К сожалению, объявленный сумасшедшим и не без основания ожидавший ареста П. Я. Чаадаев уничтожил письма многих своих друзей, в том числе и Пушкина. Но кое-какие пушкинские письма Чаадаеву сохранились. Сохранились и письма Чаадаева Пушкину. Переписка свидетельствует: Пушкин и прежде читал не только первое «Философическое письмо», одно время у него находилось несколько таких писем, которые он, очевидно, брался пристроить в печать, несмотря на то, что был в основном не согласен со своим другом и не скрывал несогласия.

Он высказал удовлетворение фактом публикации письма Чаадаева в «Телескопе» и удивление, что оно смогло пройти через цензурные рогатки. (Через короткое время окажется, что Пушкин удивлялся не зря: репрессии себя ждать не преминули. Журнал был закрыт, издатель сослан, а цензор изгнан из своего ведомства.) Однако снова и с самого начала оговорил: «Что касается мыслей, то вы знаете, что я далеко не во всём согласен с вами».

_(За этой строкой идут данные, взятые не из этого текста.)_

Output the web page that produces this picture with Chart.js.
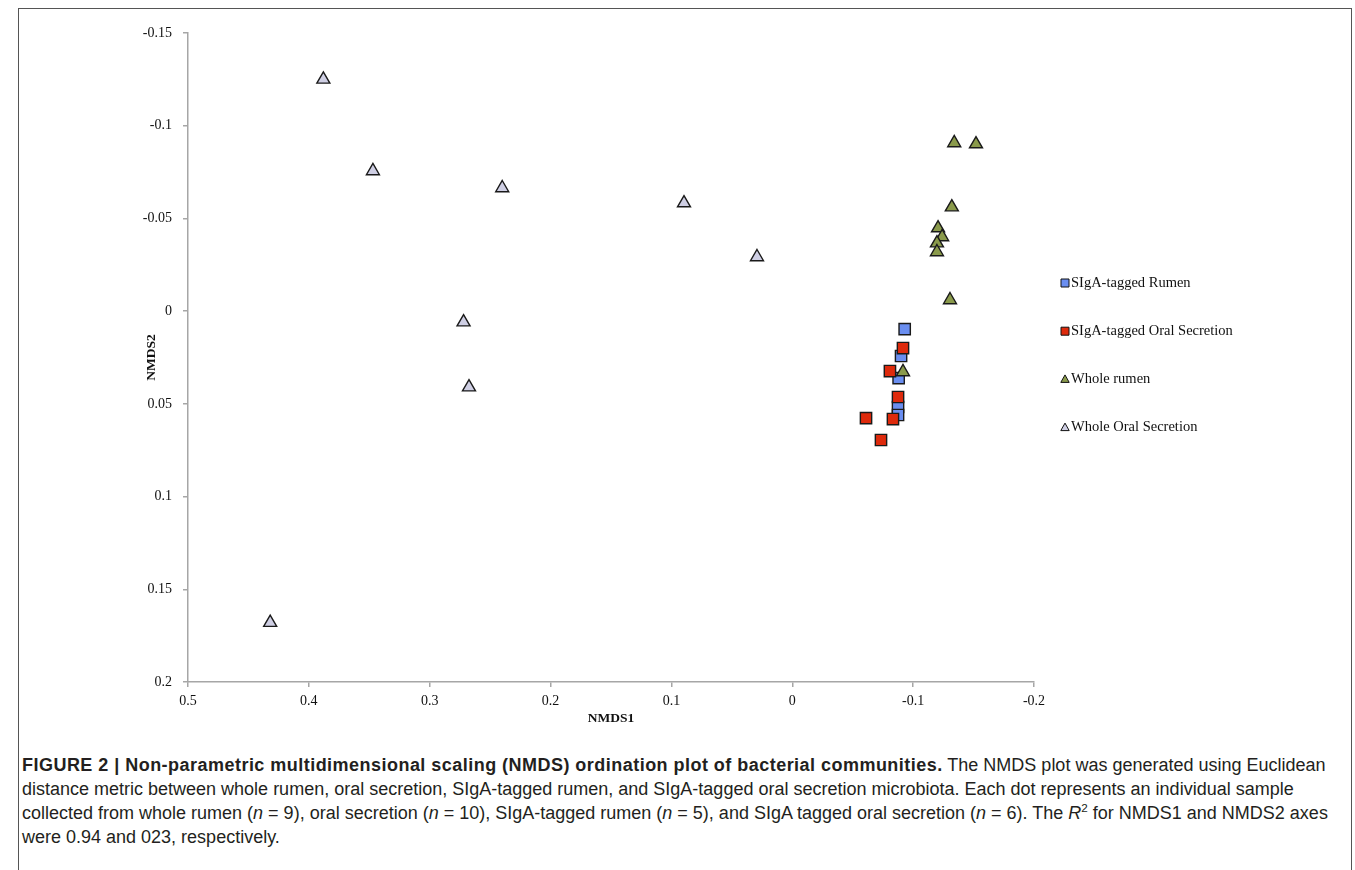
<!DOCTYPE html>
<html><head><meta charset="utf-8">
<script src="https://cdn.jsdelivr.net/npm/chart.js@4.4.1/dist/chart.umd.min.js"></script>
<style>
html,body{margin:0;padding:0;background:#fff;width:1355px;height:870px;overflow:hidden;}
#frame{position:absolute;left:18px;top:8px;width:1334px;height:900px;border:1px solid #555;box-sizing:border-box;}
#wrap{position:absolute;left:0;top:0;width:1355px;height:740px;}
#caption{position:absolute;left:22px;top:753px;font-family:"Liberation Sans",Arial,sans-serif;font-size:18px;line-height:24px;color:#231f20;white-space:nowrap;}
#caption b{letter-spacing:0.47px;}
#caption sup{font-size:0.65em;line-height:0;vertical-align:super;}
</style></head>
<body>
<div id="frame"></div>
<div id="wrap"><canvas id="c" width="1355" height="740"></canvas></div>
<div id="caption"><b>FIGURE 2 | Non-parametric multidimensional scaling (NMDS) ordination plot of bacterial communities.</b> The NMDS plot was generated using Euclidean<br>distance metric between whole rumen, oral secretion, SIgA-tagged rumen, and SIgA-tagged oral secretion microbiota. Each dot represents an individual sample<br>collected from whole rumen (<i>n</i> = 9), oral secretion (<i>n</i> = 10), SIgA-tagged rumen (<i>n</i> = 5), and SIgA tagged oral secretion (<i>n</i> = 6). The <i>R</i><sup>2</sup> for NMDS1 and NMDS2 axes<br>were 0.94 and 023, respectively.</div>
<script>
// ---- data ----
const categories = ['SIgA-tagged Rumen', 'SIgA-tagged Oral Secretion', 'Whole rumen', 'Whole Oral Secretion'];

const sigaRumenX = [-0.093, -0.090, -0.088, -0.0875, -0.0875];
const sigaRumenY = [0.0097, 0.0242, 0.0361, 0.0517, 0.0560];

const sigaOralX = [-0.0916, -0.0808, -0.0875, -0.061, -0.0833, -0.0734];
const sigaOralY = [0.0199, 0.0323, 0.0463, 0.0577, 0.0582, 0.0695];

const wholeRumenX = [-0.134, -0.152, -0.132, -0.1206, -0.124, -0.1197, -0.1197, -0.1305, -0.0916];
const wholeRumenY = [-0.0907, -0.0901, -0.0561, -0.0448, -0.040, -0.0367, -0.0319, -0.006, 0.0328];

const wholeOralX = [0.388, 0.347, 0.240, 0.0896, 0.0292, 0.272, 0.2675, 0.432];
const wholeOralY = [-0.125, -0.0756, -0.0664, -0.0583, -0.0292, 0.0059, 0.041, 0.168];

const xTickValues = [0.5, 0.4, 0.3, 0.2, 0.1, 0, -0.1, -0.2];
const xTickLabels = ['0.5', '0.4', '0.3', '0.2', '0.1', '0', '-0.1', '-0.2'];
const yTickValues = [-0.15, -0.1, -0.05, 0, 0.05, 0.1, 0.15, 0.2];
const yTickLabels = ['-0.15', '-0.1', '-0.05', '0', '0.05', '0.1', '0.15', '0.2'];

// ---- build ----
const zip = (xs, ys) => xs.map((x, i) => ({x: x, y: ys[i]}));
const styles = [
  {bg: '#6a8ef0', shape: 'rect', r: 8},
  {bg: '#de2a0c', shape: 'rect', r: 8},
  {bg: '#8a9a4b', shape: 'triangle', r: 7.5},
  {bg: '#cfcfe4', shape: 'triangle', r: 7.5}
];
const series = [[sigaRumenX, sigaRumenY], [sigaOralX, sigaOralY], [wholeRumenX, wholeRumenY], [wholeOralX, wholeOralY]];
const datasets = series.map((s, i) => ({
  label: categories[i],
  data: zip(s[0], s[1]),
  pointStyle: styles[i].shape,
  pointRadius: styles[i].r,
  pointHoverRadius: styles[i].r,
  backgroundColor: styles[i].bg,
  borderColor: '#1a1a1a',
  borderWidth: 1.4,
  order: 3 - i
}));

const serif = '"Liberation Serif","Times New Roman",serif';

const sideLegend = {
  id: 'sideLegend',
  afterDraw(chart) {
    const ctx = chart.ctx;
    const x0 = 1065, top = 283, gap = 48.2;
    ctx.save();
    chart.data.datasets.forEach((ds, i) => {
      const y = top + gap * i;
      ctx.fillStyle = ds.backgroundColor;
      ctx.strokeStyle = '#111';
      ctx.lineWidth = 1;
      ctx.beginPath();
      if (ds.pointStyle === 'rect') {
        ctx.rect(x0 - 4, y - 4, 8, 8);
      } else {
        ctx.moveTo(x0, y - 4.5);
        ctx.lineTo(x0 + 4.2, y + 3);
        ctx.lineTo(x0 - 4.2, y + 3);
        ctx.closePath();
      }
      ctx.fill();
      ctx.stroke();
      ctx.fillStyle = '#111';
      ctx.font = '14.5px ' + serif;
      ctx.textBaseline = 'middle';
      ctx.textAlign = 'left';
      ctx.fillText(ds.label, 1071, y);
    });
    ctx.restore();
  }
};

const axisColor = '#a6a6a6';
new Chart(document.getElementById('c'), {
  type: 'scatter',
  data: {datasets: datasets},
  options: {
    responsive: false,
    animation: false,
    layout: {padding: {left: 143, right: 321, top: 33, bottom: 13}},
    plugins: {legend: {display: false}, tooltip: {enabled: false}},
    scales: {
      x: {
        type: 'linear', reverse: true, min: -0.2, max: 0.5,
        afterFit: s => { s.height = 45; },
        afterBuildTicks: s => { s.ticks = xTickValues.map(v => ({value: v})); },
        ticks: {
          padding: 6, color: '#111', font: {family: serif, size: 14},
          autoSkip: false, maxRotation: 0,
          callback: (v) => xTickLabels[xTickValues.findIndex(t => Math.abs(t - v) < 1e-9)]
        },
        grid: {drawOnChartArea: false, drawTicks: true, tickLength: 5, color: axisColor, lineWidth: 1.5},
        border: {display: true, color: axisColor, width: 1.5},
        title: {display: true, text: 'NMDS1', color: '#111', padding: 0, font: {family: serif, size: 13.5, weight: 'bold'}}
      },
      y: {
        type: 'linear', reverse: true, min: -0.15, max: 0.2,
        afterFit: s => { s.width = 45; },
        afterBuildTicks: s => { s.ticks = yTickValues.map(v => ({value: v})); },
        ticks: {
          padding: 11, color: '#111', font: {family: serif, size: 14},
          autoSkip: false,
          callback: (v) => yTickLabels[yTickValues.findIndex(t => Math.abs(t - v) < 1e-9)]
        },
        grid: {drawOnChartArea: false, drawTicks: true, tickLength: 5, color: axisColor, lineWidth: 1.5},
        border: {display: true, color: axisColor, width: 1.5},
        title: {display: true, text: 'NMDS2', color: '#111', padding: 0, font: {family: serif, size: 13.5, weight: 'bold'}}
      }
    }
  },
  plugins: [sideLegend]
});
</script>
</body></html>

Об их полемике написана огромная литература. По мнению многих, неотправленным этим письмом другу Пушкин начинал великий спор, продолженный славянофилами и западниками, почвенниками и либералами, «сменовеховцами» и теми, кто призывал к социальным потрясениям. Говорить о продолжении этого спора сегодняшними «патриотами» и их противниками было бы ничем не оправданной подменой понятий: ни славянофилы, ни почвенники, ни «сменовеховцы» не были ксенофобами, они брали под сомнение идеи, а не право того или иного народа бытовать на земле!